PROBLEM TO SOLVE ->
Reproduce all the lines exactly as they stand, apart from the pictures.

SUPPLIED DATA ->

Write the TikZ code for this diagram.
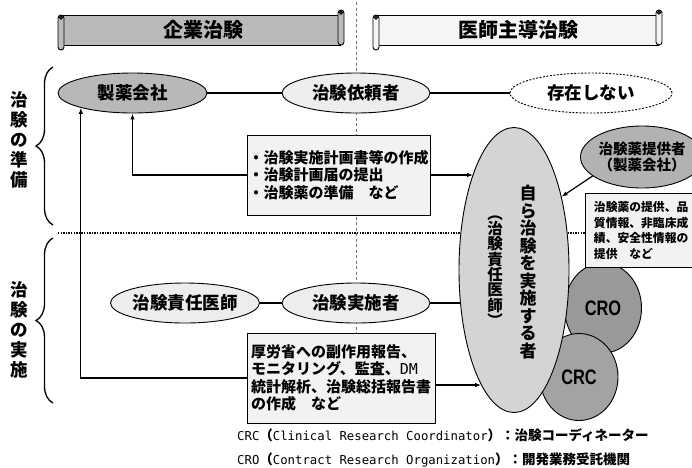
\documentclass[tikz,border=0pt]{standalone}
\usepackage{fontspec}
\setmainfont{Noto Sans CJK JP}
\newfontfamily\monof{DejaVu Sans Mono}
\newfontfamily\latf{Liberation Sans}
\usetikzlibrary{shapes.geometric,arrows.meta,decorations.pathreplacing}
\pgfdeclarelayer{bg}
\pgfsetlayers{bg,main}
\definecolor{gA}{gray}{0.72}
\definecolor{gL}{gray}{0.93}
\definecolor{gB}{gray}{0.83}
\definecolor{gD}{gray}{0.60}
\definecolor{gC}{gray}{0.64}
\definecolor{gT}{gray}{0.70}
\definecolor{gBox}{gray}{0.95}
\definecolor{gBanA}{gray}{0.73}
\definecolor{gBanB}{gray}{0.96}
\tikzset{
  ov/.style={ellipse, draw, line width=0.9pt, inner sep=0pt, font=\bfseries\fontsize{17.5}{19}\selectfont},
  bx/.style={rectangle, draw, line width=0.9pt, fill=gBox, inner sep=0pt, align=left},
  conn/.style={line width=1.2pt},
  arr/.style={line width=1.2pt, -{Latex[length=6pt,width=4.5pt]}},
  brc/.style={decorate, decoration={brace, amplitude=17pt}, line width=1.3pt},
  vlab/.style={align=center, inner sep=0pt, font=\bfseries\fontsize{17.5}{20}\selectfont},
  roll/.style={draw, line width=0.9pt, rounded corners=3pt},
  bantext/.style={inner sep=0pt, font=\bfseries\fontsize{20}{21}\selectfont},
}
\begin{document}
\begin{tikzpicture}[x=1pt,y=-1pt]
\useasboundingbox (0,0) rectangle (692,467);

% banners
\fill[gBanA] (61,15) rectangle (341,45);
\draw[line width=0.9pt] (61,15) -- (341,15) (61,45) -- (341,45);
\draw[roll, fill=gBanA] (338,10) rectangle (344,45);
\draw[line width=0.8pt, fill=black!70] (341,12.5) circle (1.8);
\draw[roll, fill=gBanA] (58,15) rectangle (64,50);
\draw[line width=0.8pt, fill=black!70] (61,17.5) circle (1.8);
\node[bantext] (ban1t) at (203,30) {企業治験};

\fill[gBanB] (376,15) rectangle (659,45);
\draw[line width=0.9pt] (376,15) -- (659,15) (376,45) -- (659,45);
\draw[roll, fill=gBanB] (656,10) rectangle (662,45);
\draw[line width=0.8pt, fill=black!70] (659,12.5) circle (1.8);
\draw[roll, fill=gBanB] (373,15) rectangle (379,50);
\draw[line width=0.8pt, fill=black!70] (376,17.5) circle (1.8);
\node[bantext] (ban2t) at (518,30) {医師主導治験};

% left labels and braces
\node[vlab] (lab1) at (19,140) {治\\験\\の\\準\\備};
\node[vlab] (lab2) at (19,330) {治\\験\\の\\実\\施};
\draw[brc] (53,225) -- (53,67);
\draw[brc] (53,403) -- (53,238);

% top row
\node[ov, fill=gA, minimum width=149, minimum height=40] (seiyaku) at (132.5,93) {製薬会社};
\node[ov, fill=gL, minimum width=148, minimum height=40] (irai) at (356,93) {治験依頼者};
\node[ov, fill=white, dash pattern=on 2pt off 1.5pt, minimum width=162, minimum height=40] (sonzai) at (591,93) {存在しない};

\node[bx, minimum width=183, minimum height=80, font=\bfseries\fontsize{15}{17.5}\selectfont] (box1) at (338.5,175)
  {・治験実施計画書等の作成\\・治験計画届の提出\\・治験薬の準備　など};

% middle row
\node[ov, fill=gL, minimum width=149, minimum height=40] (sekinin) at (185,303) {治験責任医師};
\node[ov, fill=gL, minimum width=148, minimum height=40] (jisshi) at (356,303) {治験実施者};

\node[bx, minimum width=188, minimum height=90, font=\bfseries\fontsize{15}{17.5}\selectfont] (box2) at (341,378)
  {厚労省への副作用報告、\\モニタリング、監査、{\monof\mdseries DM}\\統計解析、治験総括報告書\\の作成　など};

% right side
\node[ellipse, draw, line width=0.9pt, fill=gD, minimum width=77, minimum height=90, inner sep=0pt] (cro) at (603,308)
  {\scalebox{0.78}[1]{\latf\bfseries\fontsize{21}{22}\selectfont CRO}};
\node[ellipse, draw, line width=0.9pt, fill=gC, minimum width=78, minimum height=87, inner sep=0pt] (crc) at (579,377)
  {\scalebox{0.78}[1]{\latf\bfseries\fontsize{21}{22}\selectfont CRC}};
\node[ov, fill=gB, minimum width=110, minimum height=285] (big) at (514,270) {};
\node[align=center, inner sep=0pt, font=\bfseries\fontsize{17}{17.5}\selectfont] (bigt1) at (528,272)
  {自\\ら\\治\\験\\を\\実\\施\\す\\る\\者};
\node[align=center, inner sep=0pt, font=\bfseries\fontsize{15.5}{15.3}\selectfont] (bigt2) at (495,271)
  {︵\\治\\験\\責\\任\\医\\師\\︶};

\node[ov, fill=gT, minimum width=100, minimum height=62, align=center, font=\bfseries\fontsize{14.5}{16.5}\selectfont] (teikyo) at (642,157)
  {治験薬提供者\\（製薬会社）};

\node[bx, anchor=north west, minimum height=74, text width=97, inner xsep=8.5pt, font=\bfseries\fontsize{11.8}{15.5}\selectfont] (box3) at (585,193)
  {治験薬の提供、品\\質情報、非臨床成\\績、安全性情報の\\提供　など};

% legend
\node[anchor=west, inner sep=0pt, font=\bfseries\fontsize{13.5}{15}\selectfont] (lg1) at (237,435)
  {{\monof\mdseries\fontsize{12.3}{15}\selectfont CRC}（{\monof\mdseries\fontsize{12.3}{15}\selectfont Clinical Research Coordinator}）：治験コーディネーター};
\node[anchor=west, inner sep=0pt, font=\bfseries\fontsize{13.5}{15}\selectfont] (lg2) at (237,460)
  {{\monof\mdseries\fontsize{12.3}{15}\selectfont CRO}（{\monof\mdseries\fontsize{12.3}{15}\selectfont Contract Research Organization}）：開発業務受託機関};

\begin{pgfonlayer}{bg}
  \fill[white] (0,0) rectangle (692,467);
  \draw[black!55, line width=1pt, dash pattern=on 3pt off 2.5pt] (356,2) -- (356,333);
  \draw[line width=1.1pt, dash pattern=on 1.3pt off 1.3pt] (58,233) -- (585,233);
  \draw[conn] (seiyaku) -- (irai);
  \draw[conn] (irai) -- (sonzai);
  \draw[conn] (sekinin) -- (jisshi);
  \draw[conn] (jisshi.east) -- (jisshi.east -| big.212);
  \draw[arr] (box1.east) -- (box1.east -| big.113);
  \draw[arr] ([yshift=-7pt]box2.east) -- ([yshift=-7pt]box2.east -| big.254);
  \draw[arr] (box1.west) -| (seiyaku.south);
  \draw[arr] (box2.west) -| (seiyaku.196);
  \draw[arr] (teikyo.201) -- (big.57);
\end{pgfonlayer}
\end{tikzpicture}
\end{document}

FULL ANSWER ->
Write the TikZ code for this diagram.
\documentclass[tikz,border=0pt]{standalone}
\usepackage{fontspec}
\setmainfont{Noto Sans CJK JP}
\newfontfamily\monof{DejaVu Sans Mono}
\newfontfamily\latf{Liberation Sans}
\usetikzlibrary{shapes.geometric,arrows.meta,decorations.pathreplacing}
\pgfdeclarelayer{bg}
\pgfsetlayers{bg,main}
\definecolor{gA}{gray}{0.72}
\definecolor{gL}{gray}{0.93}
\definecolor{gB}{gray}{0.83}
\definecolor{gD}{gray}{0.60}
\definecolor{gC}{gray}{0.64}
\definecolor{gT}{gray}{0.70}
\definecolor{gBox}{gray}{0.95}
\definecolor{gBanA}{gray}{0.73}
\definecolor{gBanB}{gray}{0.96}
\tikzset{
  ov/.style={ellipse, draw, line width=0.9pt, inner sep=0pt, font=\bfseries\fontsize{17.5}{19}\selectfont},
  bx/.style={rectangle, draw, line width=0.9pt, fill=gBox, inner sep=0pt, align=left},
  conn/.style={line width=1.2pt},
  arr/.style={line width=1.2pt, -{Latex[length=6pt,width=4.5pt]}},
  brc/.style={decorate, decoration={brace, amplitude=17pt}, line width=1.3pt},
  vlab/.style={align=center, inner sep=0pt, font=\bfseries\fontsize{17.5}{20}\selectfont},
  roll/.style={draw, line width=0.9pt, rounded corners=3pt},
  bantext/.style={inner sep=0pt, font=\bfseries\fontsize{20}{21}\selectfont},
}
\begin{document}
\begin{tikzpicture}[x=1pt,y=-1pt]
\useasboundingbox (0,0) rectangle (692,467);

% banners
\fill[gBanA] (61,15) rectangle (341,45);
\draw[line width=0.9pt] (61,15) -- (341,15) (61,45) -- (341,45);
\draw[roll, fill=gBanA] (338,10) rectangle (344,45);
\draw[line width=0.8pt, fill=black!70] (341,12.5) circle (1.8);
\draw[roll, fill=gBanA] (58,15) rectangle (64,50);
\draw[line width=0.8pt, fill=black!70] (61,17.5) circle (1.8);
\node[bantext] (ban1t) at (203,30) {企業治験};

\fill[gBanB] (376,15) rectangle (659,45);
\draw[line width=0.9pt] (376,15) -- (659,15) (376,45) -- (659,45);
\draw[roll, fill=gBanB] (656,10) rectangle (662,45);
\draw[line width=0.8pt, fill=black!70] (659,12.5) circle (1.8);
\draw[roll, fill=gBanB] (373,15) rectangle (379,50);
\draw[line width=0.8pt, fill=black!70] (376,17.5) circle (1.8);
\node[bantext] (ban2t) at (518,30) {医師主導治験};

% left labels and braces
\node[vlab] (lab1) at (19,140) {治\\験\\の\\準\\備};
\node[vlab] (lab2) at (19,330) {治\\験\\の\\実\\施};
\draw[brc] (53,225) -- (53,67);
\draw[brc] (53,403) -- (53,238);

% top row
\node[ov, fill=gA, minimum width=149, minimum height=40] (seiyaku) at (132.5,93) {製薬会社};
\node[ov, fill=gL, minimum width=148, minimum height=40] (irai) at (356,93) {治験依頼者};
\node[ov, fill=white, dash pattern=on 2pt off 1.5pt, minimum width=162, minimum height=40] (sonzai) at (591,93) {存在しない};

\node[bx, minimum width=183, minimum height=80, font=\bfseries\fontsize{15}{17.5}\selectfont] (box1) at (338.5,175)
  {・治験実施計画書等の作成\\・治験計画届の提出\\・治験薬の準備　など};

% middle row
\node[ov, fill=gL, minimum width=149, minimum height=40] (sekinin) at (185,303) {治験責任医師};
\node[ov, fill=gL, minimum width=148, minimum height=40] (jisshi) at (356,303) {治験実施者};

\node[bx, minimum width=188, minimum height=90, font=\bfseries\fontsize{15}{17.5}\selectfont] (box2) at (341,378)
  {厚労省への副作用報告、\\モニタリング、監査、{\monof\mdseries DM}\\統計解析、治験総括報告書\\の作成　など};

% right side
\node[ellipse, draw, line width=0.9pt, fill=gD, minimum width=77, minimum height=90, inner sep=0pt] (cro) at (603,308)
  {\scalebox{0.78}[1]{\latf\bfseries\fontsize{21}{22}\selectfont CRO}};
\node[ellipse, draw, line width=0.9pt, fill=gC, minimum width=78, minimum height=87, inner sep=0pt] (crc) at (579,377)
  {\scalebox{0.78}[1]{\latf\bfseries\fontsize{21}{22}\selectfont CRC}};
\node[ov, fill=gB, minimum width=110, minimum height=285] (big) at (514,270) {};
\node[align=center, inner sep=0pt, font=\bfseries\fontsize{17}{17.5}\selectfont] (bigt1) at (528,272)
  {自\\ら\\治\\験\\を\\実\\施\\す\\る\\者};
\node[align=center, inner sep=0pt, font=\bfseries\fontsize{15.5}{15.3}\selectfont] (bigt2) at (495,271)
  {︵\\治\\験\\責\\任\\医\\師\\︶};

\node[ov, fill=gT, minimum width=100, minimum height=62, align=center, font=\bfseries\fontsize{14.5}{16.5}\selectfont] (teikyo) at (642,157)
  {治験薬提供者\\（製薬会社）};

\node[bx, anchor=north west, minimum height=74, text width=97, inner xsep=8.5pt, font=\bfseries\fontsize{11.8}{15.5}\selectfont] (box3) at (585,193)
  {治験薬の提供、品\\質情報、非臨床成\\績、安全性情報の\\提供　など};

% legend
\node[anchor=west, inner sep=0pt, font=\bfseries\fontsize{13.5}{15}\selectfont] (lg1) at (237,435)
  {{\monof\mdseries\fontsize{12.3}{15}\selectfont CRC}（{\monof\mdseries\fontsize{12.3}{15}\selectfont Clinical Research Coordinator}）：治験コーディネーター};
\node[anchor=west, inner sep=0pt, font=\bfseries\fontsize{13.5}{15}\selectfont] (lg2) at (237,460)
  {{\monof\mdseries\fontsize{12.3}{15}\selectfont CRO}（{\monof\mdseries\fontsize{12.3}{15}\selectfont Contract Research Organization}）：開発業務受託機関};

\begin{pgfonlayer}{bg}
  \fill[white] (0,0) rectangle (692,467);
  \draw[black!55, line width=1pt, dash pattern=on 3pt off 2.5pt] (356,2) -- (356,333);
  \draw[line width=1.1pt, dash pattern=on 1.3pt off 1.3pt] (58,233) -- (585,233);
  \draw[conn] (seiyaku) -- (irai);
  \draw[conn] (irai) -- (sonzai);
  \draw[conn] (sekinin) -- (jisshi);
  \draw[conn] (jisshi.east) -- (jisshi.east -| big.212);
  \draw[arr] (box1.east) -- (box1.east -| big.113);
  \draw[arr] ([yshift=-7pt]box2.east) -- ([yshift=-7pt]box2.east -| big.254);
  \draw[arr] (box1.west) -| (seiyaku.south);
  \draw[arr] (box2.west) -| (seiyaku.196);
  \draw[arr] (teikyo.201) -- (big.57);
\end{pgfonlayer}
\end{tikzpicture}
\end{document}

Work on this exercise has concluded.